Some of that is probably CP-related. While my disability primarily affects my legs, it does impact my upper body as well, mainly my right hand. It mostly manifests itself in my lack fine motor skills, which are kind of important when it comes to building stuff—or holding exploding playing cards like Gambit, my favorite member of the X-Men.
So, not only was I going to be unable to make my living as a Cajun thief with a permanent 5 o’clock shadow, I was legitimately worried that I wasn’t going to be able to take care of my daughter by putting things together for her. Some of these things—like say, a sweet Duplo train set—could wait until Christmas 2019 or so. But others, like her crib, Pack-n-play, or even painting* the walls of her nursery, we kind of needed to get a jump on.
*Okay, so painting walls isn’t exactly “making” something. You get my point.
The first thing Ashley and I decided to tackle was the nursery. Our landlords gave us permission to paint one room of our apartment a light color, so we went to Home Depot and, in between their bags of free popcorn, picked out the color.
This is a good time to mention that I named this blog “Parenting on Wheels” and not “Daddying on Wheels” for a reason. To say that my wife is amazing is a total understatement. She’s an absolute rock whenever I find myself filled with self-doubt, and in this situation, like so many others, she’s the reason everything worked out great.
Ashley and I began by removing everything from the room, and putting down drop cloths and painter’s tape. Then, we threw on our masks and got to work on our daughter’s walls. I handled most of the middle ground, while Ashley took care of the top and bottom of the walls, and most of the edging. We even designed and pulled off an accent wall!
There were times when I would get frustrated, like when I struggled to put the tape on straight, or when I had trouble with the big roller.
It truly was a job worthy of some high-quality local root beer. And it really made me feel amazing.
We were just getting started. Painting the nursery was just the beginner course. As far as baby stuff goes, few things rival a Pack-n-Play for sheer annoyance. These photos generally do a poor job of illustrating how frustrated I felt at times during its construction. As I mentioned, my CP is mostly a pain in the neck when it comes to fine motor skills. Trying to bend pieces of plastic and jam things together is a whole different story than using a paint roller.
But my frustration went deeper than that. Painting a room pretty colors, while nice, is also a luxury. Every other room in our apartment is a nice, boring, shade of white, and we came out just fine. The Pack-n-Play, on the other hand, was something we were planning on having our daughter sleep in, because at this point, a crib was looking dicey (more on this in my next post.) To me, a Pack-n-Play was about my daughter’s safety and security, and I really wanted to prove to her that I could “build” something to take care of her.
So when I was struggling to understand the directions, or make one piece of plastic fit inside of the other, I couldn’t help but worry: “Does this mean I’m not going to take care of my daughter?”
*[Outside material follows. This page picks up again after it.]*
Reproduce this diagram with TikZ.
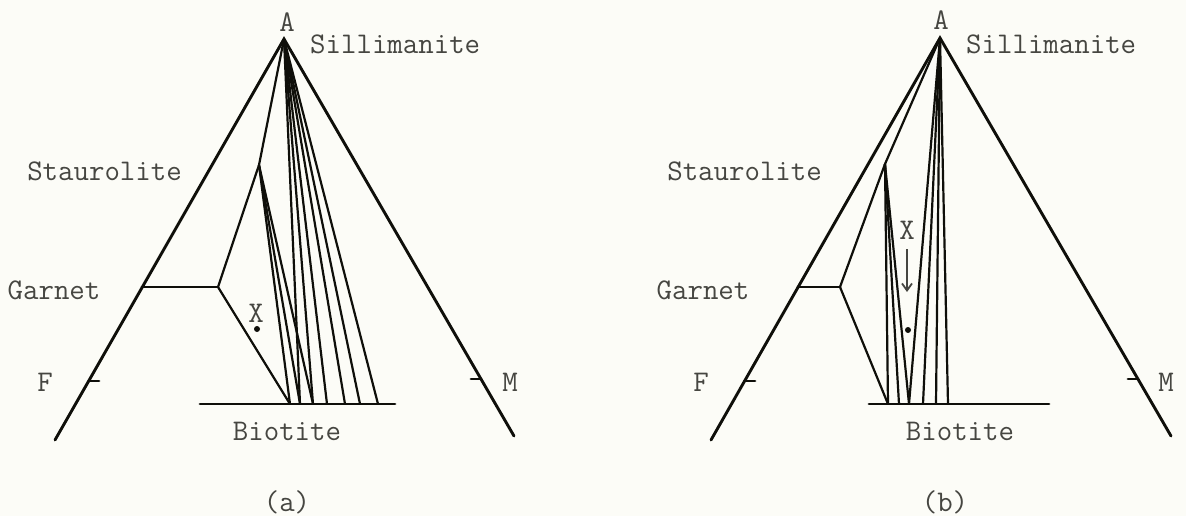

As usual, this is where Ashley stepped in and made everything better. Not only did she help with the trickiest parts of the construction process, she made me take a deep breath and realize, that, yes, I can make this. And yes, I will be able to keep my daughter safe and secure.
About an hour after we started, Ashley and I finished up the Pack-n-Play. We tested its seaworthiness, and then we celebrated with more root beer. There were other things to build, but with two projects in the books, I was feeling confident and happy. Of course, that doesn’t mean I didn’t still harbor insecurities about my impending fatherhood, or that there still weren’t challenges to overcome (that you get to hear about). But with each passing day, my wife and I finding ways to deal with them.